Let’s take a step back and consider some basic principles of the voting system.
- One election has many votes (100 million+)
- One voter has many votes over the course of their lifetime
- One voter can participate in many elections (as many as 20)
Our three unique IDs- ballot #, social security number, election date- show that there are really three components in this system. If we put all three components in one entry, like we did above, we cannot capture the relationships between them. And we will repeat a lot of information.
Connecting Multiple Tables
With our three key identifiers, we have now outlined the three tables that are needed to properly store this information.
- Election table, with a date, Party A nominee and Party B nominee. Date is the unique identifier because some candidates may run for President twice, but two elections never happen on the same date.
- Vote table, that includes the ballot number, the SSN of the voter that it is associated with, the election that the ballot is associated with, the issue that is being voted on (president), and a 0 or 1 for which candidate was chosen. 0 stands for Party A, 1 for Party B due to alphabetical order.
- Voter table, which includes the voter’s first name, last name, Social Security #, year of birth, party affiliation, gender and state registered to vote.
This does a much better job of describing the different pieces of the voting system. There are actually three distinct events.
- You had to register to vote at some point before voting day! You were added to the voter database. Your SSN is the primary key, in this case. That means that it is the unique identifier for that row.
- Each party held a National Convention to finalize their candidates in July 2016 for the November 8 election. This created a new entry in the election table. The date is the primary key.
Now we are back to the original scenario. It’s November 8, 2016. You just put your ballot in the processing machine.
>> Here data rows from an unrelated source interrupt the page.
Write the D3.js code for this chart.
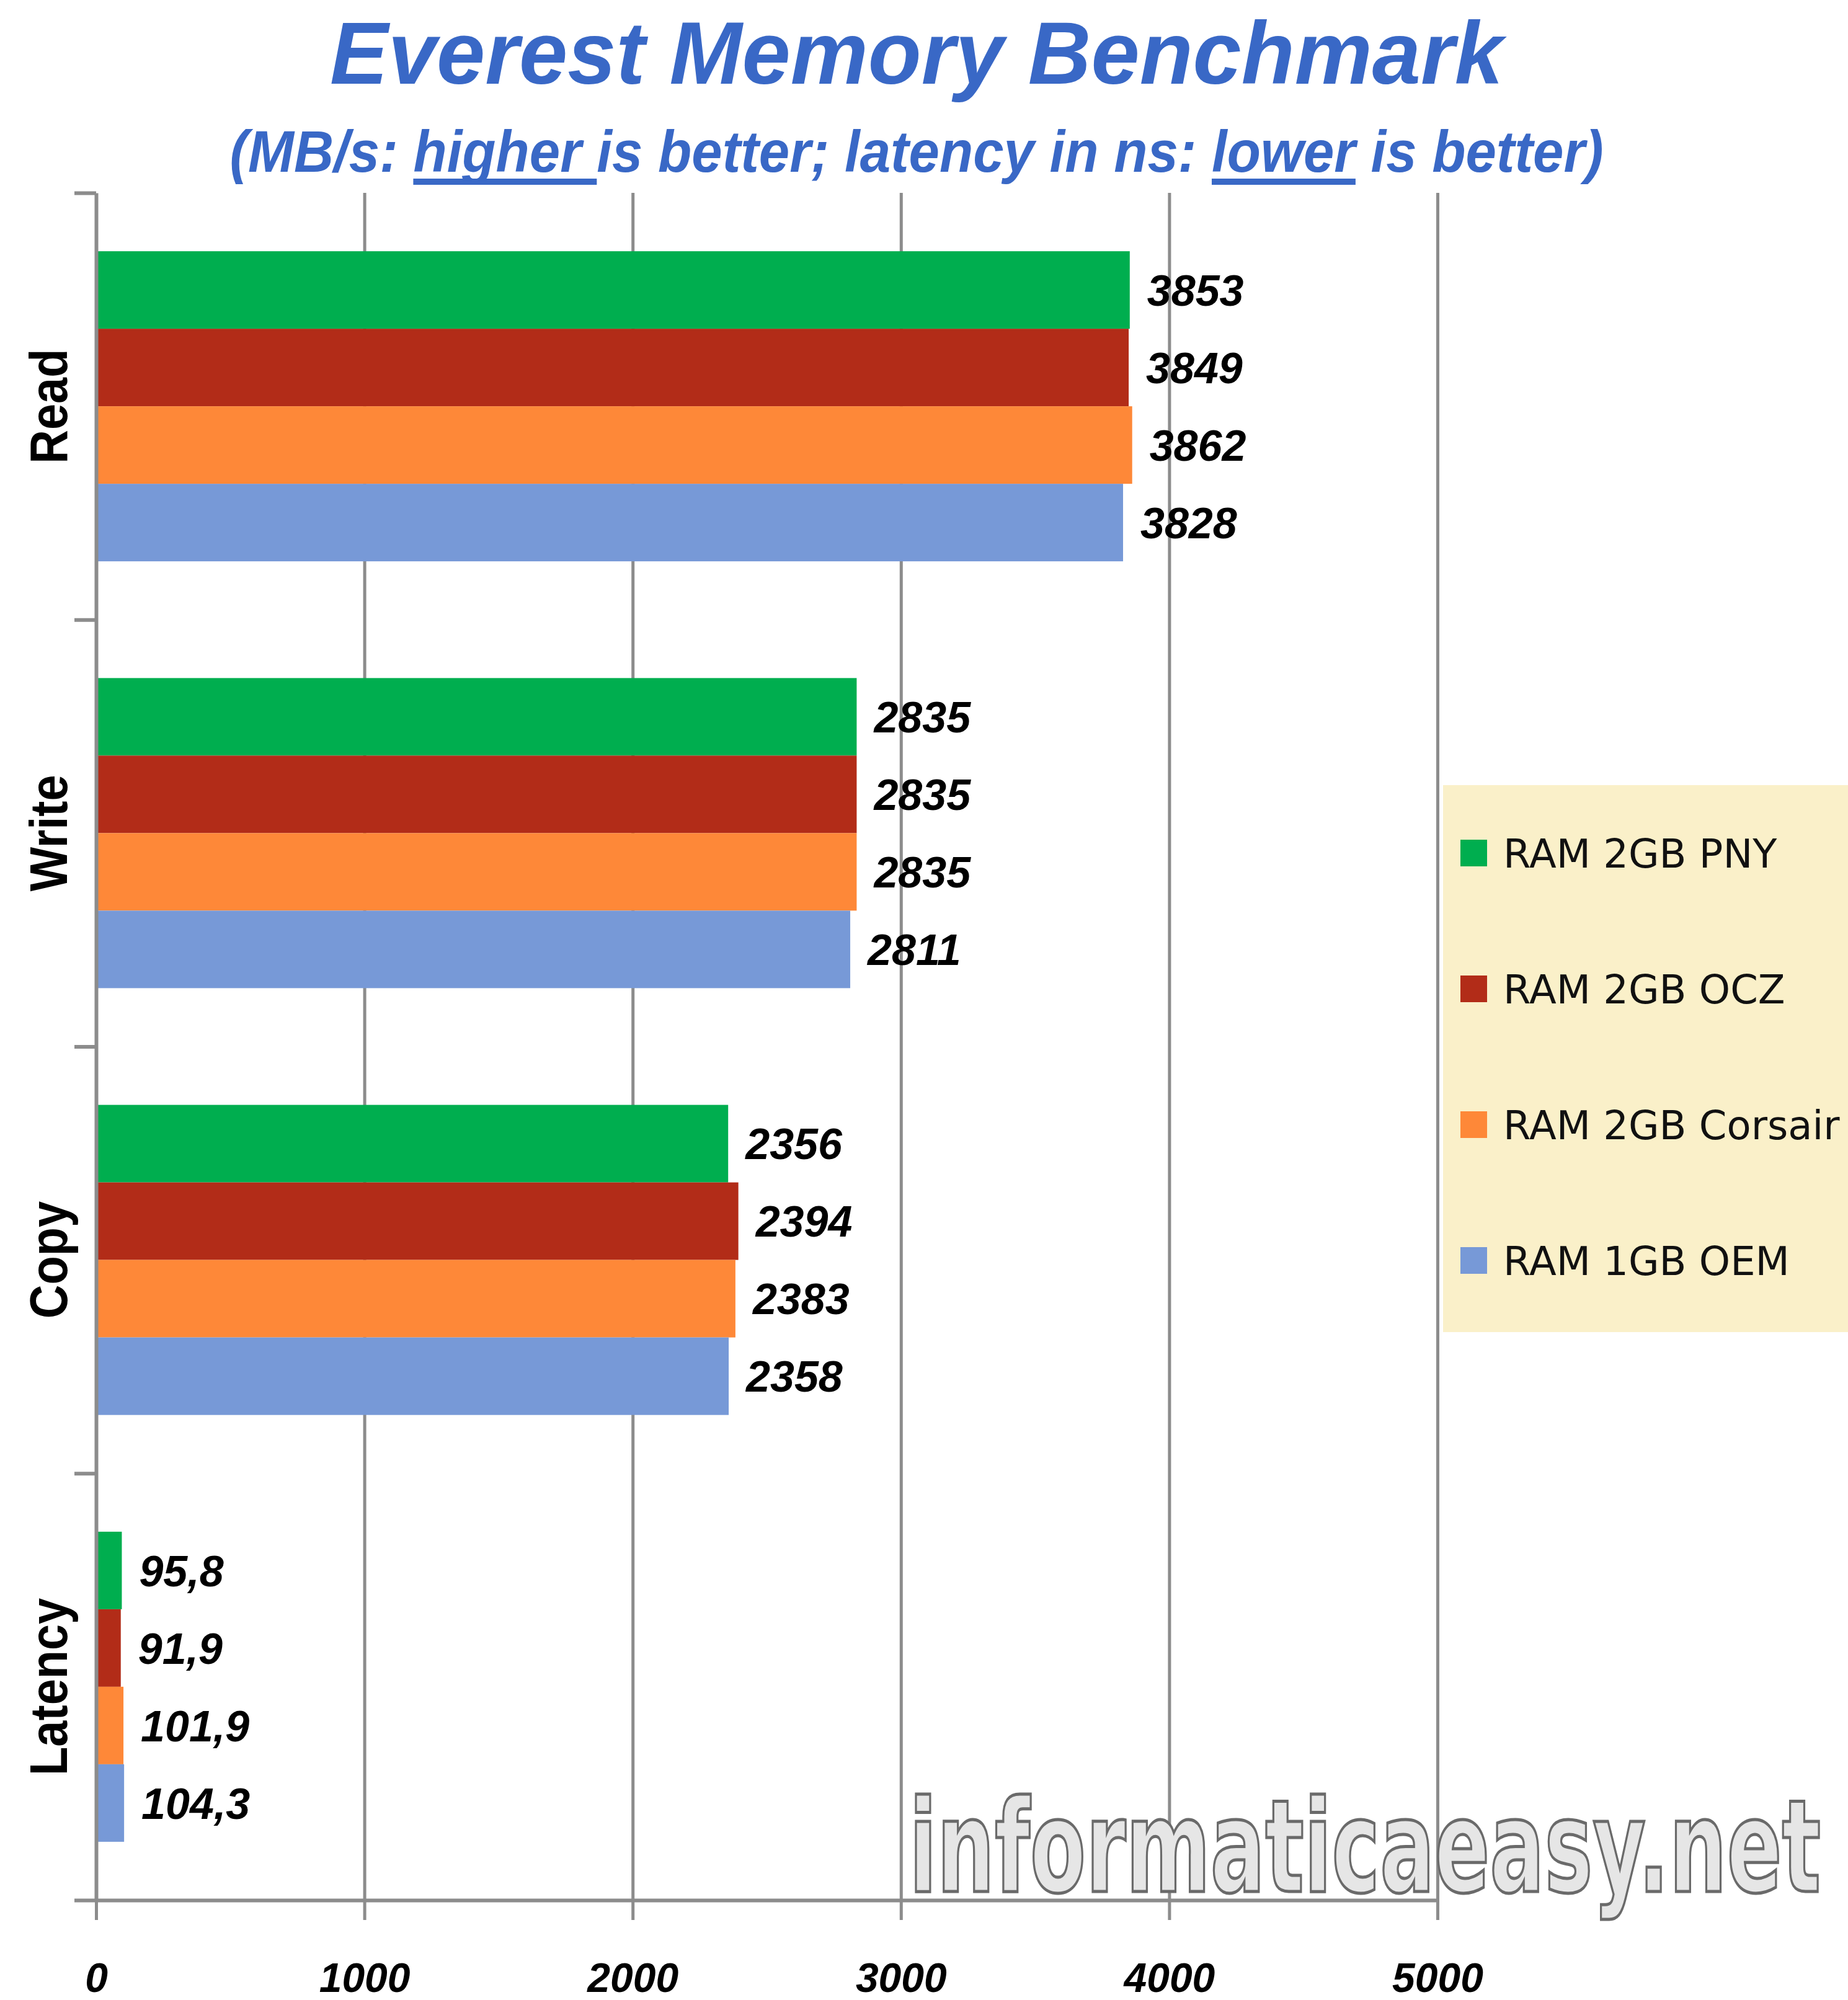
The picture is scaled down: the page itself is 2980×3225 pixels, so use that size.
<!DOCTYPE html>
<html>
<head>
<meta charset="utf-8">
<script src="https://cdn.jsdelivr.net/npm/d3@7"></script>
<style>
  body { margin: 0; background: #fff; }
  svg { display: block; }
</style>
</head>
<body>
<div id="chart"></div>
<script>
const categories = ["Read", "Write", "Copy", "Latency"];
const seriesNames = ["RAM 2GB PNY", "RAM 2GB OCZ", "RAM 2GB Corsair", "RAM 1GB OEM"];
const pnyValues = [3853, 2835, 2356, 95.8];
const oczValues = [3849, 2835, 2394, 91.9];
const corsairValues = [3862, 2835, 2383, 101.9];
const oemValues = [3828, 2811, 2358, 104.3];
const xTicks = [0, 1000, 2000, 3000, 4000, 5000];

const colors = ["#00AE4F", "#B22C18", "#FE8838", "#7799D7"];
const series = [pnyValues, oczValues, corsairValues, oemValues];

const svgWidth = 2980, svgHeight = 3225;
const plotLeft = 155, plotRight = 2318, plotTop = 311, plotBottom = 3064;
const gray = "#8C8C8C";
const blue = "#3968C6";
const sans = "'Liberation Sans', Arial, sans-serif";

const svg = d3.select("#chart")
    .append("svg")
    .attr("width", svgWidth)
    .attr("height", svgHeight);

svg.append("rect").attr("width", svgWidth).attr("height", svgHeight).attr("fill", "#fff");

// squeeze text a bit so it looks like the narrow office font
function condense(sel, k) {
    sel.each(function() {
        const len = this.getComputedTextLength();
        d3.select(this).attr("textLength", len * k).attr("lengthAdjust", "spacingAndGlyphs");
    });
}

const x = d3.scaleLinear().domain([0, 5000]).range([plotLeft, plotRight]);
const y0 = d3.scaleBand()
    .domain(categories)
    .range([plotTop, plotBottom])
    .paddingInner(0.2735)
    .paddingOuter(0.13675);
const y1 = d3.scaleBand()
    .domain(d3.range(series.length))
    .range([0, y0.bandwidth()]);

// title
svg.append("text")
    .attr("x", 1478).attr("y", 135)
    .attr("text-anchor", "middle")
    .attr("font-family", sans)
    .attr("font-weight", "bold")
    .attr("font-style", "italic")
    .attr("font-size", 142)
    .attr("fill", blue)
    .attr("textLength", 1892)
    .attr("lengthAdjust", "spacingAndGlyphs")
    .text("Everest Memory Benchmark");

const subText = "(MB/s: higher is better; latency in ns: lower is better)";
const sub = svg.append("text")
    .attr("x", 1478).attr("y", 277)
    .attr("text-anchor", "middle")
    .attr("font-family", sans)
    .attr("font-weight", "bold")
    .attr("font-style", "italic")
    .attr("font-size", 94)
    .attr("fill", blue)
    .attr("textLength", 2215)
    .attr("lengthAdjust", "spacingAndGlyphs")
    .text(subText);
// underlined words ("higher " keeps its trailing space, like the original)
["higher ", "lower"].forEach(w => {
    const a = subText.indexOf(w);
    const b = a + w.length - 1;
    const s = sub.node().getExtentOfChar(a);
    const e = sub.node().getExtentOfChar(b);
    svg.append("rect")
        .attr("x", s.x)
        .attr("y", 288)
        .attr("width", e.x + e.width - s.x)
        .attr("height", 10)
        .attr("fill", blue);
});

// vertical gridlines
const grid = svg.append("g")
    .attr("transform", `translate(0,${plotBottom})`)
    .call(d3.axisBottom(x).tickValues(xTicks.slice(1)).tickSize(-(plotBottom - plotTop)).tickFormat(""));
grid.select(".domain").remove();
grid.selectAll("line").attr("stroke", gray).attr("stroke-width", 5);

// bars
const groups = svg.append("g")
    .selectAll("g")
    .data(categories)
    .enter()
    .append("g")
    .attr("transform", c => `translate(0,${y0(c)})`);

groups.selectAll("rect")
    .data((c, ci) => series.map((s, i) => ({ i: i, v: s[ci] })))
    .enter()
    .append("rect")
    .attr("x", x(0))
    .attr("y", d => y1(d.i))
    .attr("width", d => x(d.v) - x(0))
    .attr("height", y1.bandwidth())
    .attr("fill", d => colors[d.i]);

groups.selectAll("text")
    .data((c, ci) => series.map((s, i) => ({ i: i, v: s[ci] })))
    .enter()
    .append("text")
    .attr("x", d => x(d.v) + 28)
    .attr("y", d => y1(d.i) + y1.bandwidth() / 2)
    .attr("dy", "0.36em")
    .attr("font-family", sans)
    .attr("font-weight", "bold")
    .attr("font-style", "italic")
    .attr("font-size", 70)
    .attr("fill", "#000")
    .text(d => String(d.v).replace(".", ","));

// left axis, ticks between categories
const yTick = d3.scaleLinear().domain([0, categories.length]).range([plotTop, plotBottom]);
const yAxis = svg.append("g")
    .attr("transform", `translate(${plotLeft},0)`)
    .call(d3.axisLeft(yTick).tickValues(d3.range(categories.length + 1)).tickSize(35).tickSizeOuter(0).tickFormat(""));
yAxis.select(".domain").attr("stroke", gray).attr("stroke-width", 6);
yAxis.selectAll("line").attr("stroke", gray).attr("stroke-width", 6);

svg.append("g")
    .selectAll("text")
    .data(categories)
    .enter()
    .append("text")
    .attr("transform", c => `translate(108,${y0(c) + y0.bandwidth() / 2}) rotate(-90)`)
    .attr("text-anchor", "middle")
    .attr("font-family", sans)
    .attr("font-weight", "bold")
    .attr("font-size", 86)
    .attr("fill", "#000")
    .text(c => c)
    .call(condense, 0.88);

// bottom axis
const xAxis = svg.append("g")
    .attr("transform", `translate(0,${plotBottom})`)
    .call(d3.axisBottom(x).tickValues(xTicks).tickSize(32).tickSizeOuter(0).tickFormat(d => d));
xAxis.select(".domain").attr("stroke", gray).attr("stroke-width", 6);
xAxis.selectAll("line").attr("stroke", gray).attr("stroke-width", 5);
xAxis.selectAll("text")
    .attr("y", 3212 - plotBottom)
    .attr("dy", 0)
    .attr("font-family", sans)
    .attr("font-weight", "bold")
    .attr("font-style", "italic")
    .attr("font-size", 66)
    .attr("fill", "#000");

// legend
const legend = svg.append("g").attr("transform", "translate(2327,1266)");
legend.append("rect")
    .attr("width", 653)
    .attr("height", 882)
    .attr("fill", "#FAF0C9");
const items = legend.selectAll("g.item")
    .data(seriesNames)
    .enter()
    .append("g")
    .attr("class", "item")
    .attr("transform", (d, i) => `translate(0,${110 + i * 219})`);
items.append("rect")
    .attr("x", 28).attr("y", -22)
    .attr("width", 43).attr("height", 43)
    .attr("fill", (d, i) => colors[i]);
items.append("text")
    .attr("x", 97)
    .attr("dy", "0.36em")
    .attr("font-family", "'DejaVu Sans', sans-serif")
    .attr("font-size", 64)
    .attr("fill", "#111")
    .text(d => d);

// watermark
svg.append("text")
    .attr("x", 1466).attr("y", 3050)
    .attr("font-family", "'DejaVu Sans', sans-serif")
    .attr("font-weight", "bold")
    .attr("font-size", 206)
    .attr("fill", "#e6e6e6")
    .attr("stroke", "#6a6a6a")
    .attr("stroke-width", 5)
    .attr("textLength", 1470)
    .attr("lengthAdjust", "spacingAndGlyphs")
    .text("informaticaeasy.net");
</script>
</body>
</html>
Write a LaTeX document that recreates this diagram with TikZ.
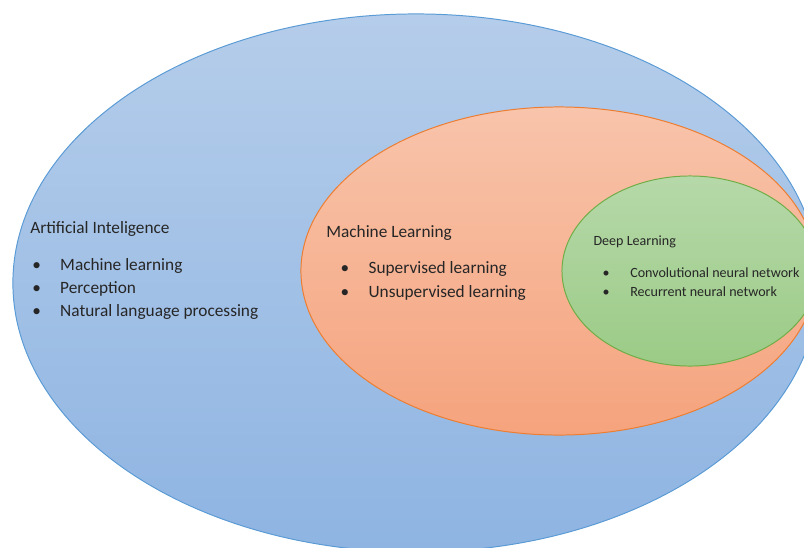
\documentclass[tikz,border=0pt]{standalone}
\usepackage{fontspec}
\setmainfont{Carlito}
\usetikzlibrary{shapes.geometric}

\definecolor{ailine}{HTML}{5B9BD5}
\definecolor{aitop}{HTML}{B5CDEA}
\definecolor{aibot}{HTML}{8EB4E2}
\definecolor{mlline}{HTML}{ED7D31}
\definecolor{mltop}{HTML}{F8C4AB}
\definecolor{mlbot}{HTML}{F5A37D}
\definecolor{dlline}{HTML}{70AD47}
\definecolor{dltop}{HTML}{B6D8A9}
\definecolor{dlbot}{HTML}{9BCB86}
\definecolor{listgray}{HTML}{262626}

% bullet in a box of given width, shifted right by the second argument
\newcommand{\blt}[2]{\makebox[#1][l]{\hspace{#2}\textbullet}}

\begin{document}
\begin{tikzpicture}[x=0.025cm,y=-0.025cm,
		setnode/.style={ellipse,inner sep=0pt,line width=0.7pt},
		listtext/.style={inner sep=0pt,anchor=base west,text=listgray}]
		\useasboundingbox (0,0) rectangle (804,547);
		\clip (0,0) rectangle (804,547);
		% nested sets
		\node[setnode,draw=ailine,top color=aitop,bottom color=aibot,minimum width=20.15cm,minimum height=13.45cm] (ai) at (416,283) {};
		\node[setnode,draw=mlline,top color=mltop,bottom color=mlbot,minimum width=12.9cm,minimum height=8.2cm] (ml) at (559,271) {};
		\node[setnode,draw=dlline,top color=dltop,bottom color=dlbot,minimum width=6.4cm,minimum height=4.75cm] (dl) at (690,271) {};
		% lists
		\node[listtext,font=\fontsize{12.3}{16.7}\selectfont] (aitext) at (30,233.3) {\begin{tabular}[t]{@{}l@{}}
			Artificial Inteligence\\[9.4pt]
			\blt{21.3pt}{1.4pt}Machine learning\\
			\blt{21.3pt}{1.4pt}Perception\\
			\blt{21.3pt}{1.4pt}Natural language processing
		\end{tabular}};
		\node[listtext,font=\fontsize{12.3}{17}\selectfont] (mltext) at (326,237.3) {\begin{tabular}[t]{@{}l@{}}
			Machine Learning\\[8.6pt]
			\blt{30.1pt}{10.2pt}Supervised learning\\
			\blt{30.1pt}{10.2pt}Unsupervised learning
		\end{tabular}};
		\node[listtext,font=\fontsize{10}{13.3}\selectfont] (dltext) at (593.3,245) {\begin{tabular}[t]{@{}l@{}}
			Deep Learning\\[9.7pt]
			\blt{26.1pt}{6.5pt}Convolutional neural network\\
			\blt{26.1pt}{6.5pt}Recurrent neural network
		\end{tabular}};
	\end{tikzpicture}
\end{document}
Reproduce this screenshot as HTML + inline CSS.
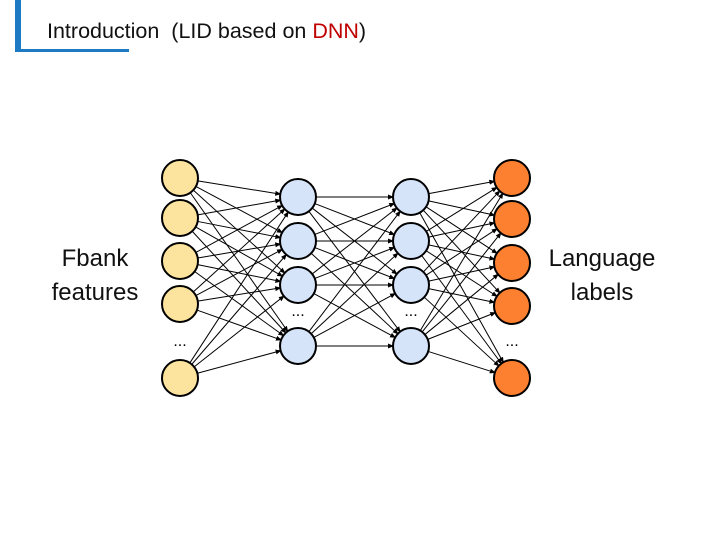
<!DOCTYPE html>
<html><head><style>
body{margin:0;width:720px;height:540px;background:#fff;position:relative;overflow:hidden;font-family:"Liberation Sans",sans-serif}
.t{position:absolute;left:47px;top:19px;font-size:21.5px;color:#111}
.l{position:absolute;font-size:24px;color:#111;text-align:center;line-height:34px}
</style></head><body>
<div style="position:absolute;left:15px;top:0;width:6px;height:52px;background:#1f7ac4"></div>
<div style="position:absolute;left:15px;top:49px;width:114px;height:3px;background:#1f7ac4"></div>
<div class="t">Introduction &nbsp;(LID based on <span style="color:#c00000">DNN</span>)</div>
<div class="l" style="left:40px;top:242px;width:110px">Fbank<br>features</div>
<div class="l" style="left:540px;top:242px;width:124px">Language<br>labels</div>
<svg id="s" width="720" height="540" style="position:absolute;left:0;top:0">
<defs><marker id="a" markerWidth="6" markerHeight="6" refX="5" refY="3" orient="auto" markerUnits="userSpaceOnUse"><path d="M0,0.5L6,3L0,5.5z" fill="#000"/></marker></defs>
</svg>
<script>
var s=document.getElementById('s'),r=18,NS='http://www.w3.org/2000/svg';
var L=[{x:180,y:[178,218,261,304,378],f:'#fde49e'},{x:298,y:[197,241,285,346],f:'#d6e4fa'},{x:411,y:[197,241,285,346],f:'#d6e4fa'},{x:512,y:[178,219,263,306,378],f:'#fd8030'}];
function e(n,a){var o=document.createElementNS(NS,n);for(var k in a)o.setAttribute(k,a[k]);s.appendChild(o);return o}
for(var i=0;i<3;i++){var A=L[i],B=L[i+1];A.y.forEach(function(y1){B.y.forEach(function(y2){var dx=B.x-A.x,dy=y2-y1,d=Math.hypot(dx,dy),ux=dx/d,uy=dy/d;e('line',{x1:A.x+ux*r,y1:y1+uy*r,x2:B.x-ux*r,y2:y2-uy*r,stroke:'#000','stroke-width':1,'marker-end':'url(#a)'})})})}
L.forEach(function(l){l.y.forEach(function(y){e('circle',{cx:l.x,cy:y,r:r,fill:l.f,stroke:'#000','stroke-width':2})})});
[[180,346],[298,316],[411,316],[512,346]].forEach(function(p){var t=e('text',{x:p[0],y:p[1],'font-size':16,'text-anchor':'middle','font-family':'Liberation Sans'});t.textContent='...'});
</script>
</body></html>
So how should the machine really handle your ballot? First, your ballot should have the minimum amount of information necessary.
The machine then needs to answer a few questions to determine if the ballot is valid.
- Have you already voted in this election?
- Is the ballot connected to the 2016 election, or did you save one from a past election?
- Are you a registered voter?
Each one of these is a separate SQL query. I want to focus on the first three pieces of info on the ballot above. The ballot ID is the primary key for the votes table. The SSN and date are actually foreign keys. That means that they reference primary keys from the other two tables.
If we want to check if the ballot is coming from a registered voter, we are going to need to use a table join. A join references info from multiple tables using the primary/foreign key system. This means that our vote table must store both a unique identifier for the voter, and for the election as a whole. But it also means that we do not need to store all the voter’s info or the election info in that row! We just need a reference to the corresponding table.
The primary/foreign key system forms connections between tables.
We want to check if Jennifer Hardy is a registered voter after a ballot with Hardy’s name is submitted. We just need to confirm that she has an entry in the voters table. We use the SSN foreign key from the votes table, and the primary key from the voters table to link the two records. We also probably need to check if the state registered on her record matches the state where the vote was processed.
And that is it! If you want to practice, try and set up a database with the last 4 US presidential elections. Add 20 sample votes from 10 voters over the course of the 4 elections. And see if you can write the query that will check if a voter is attempting to submit a 2nd ballot in one election!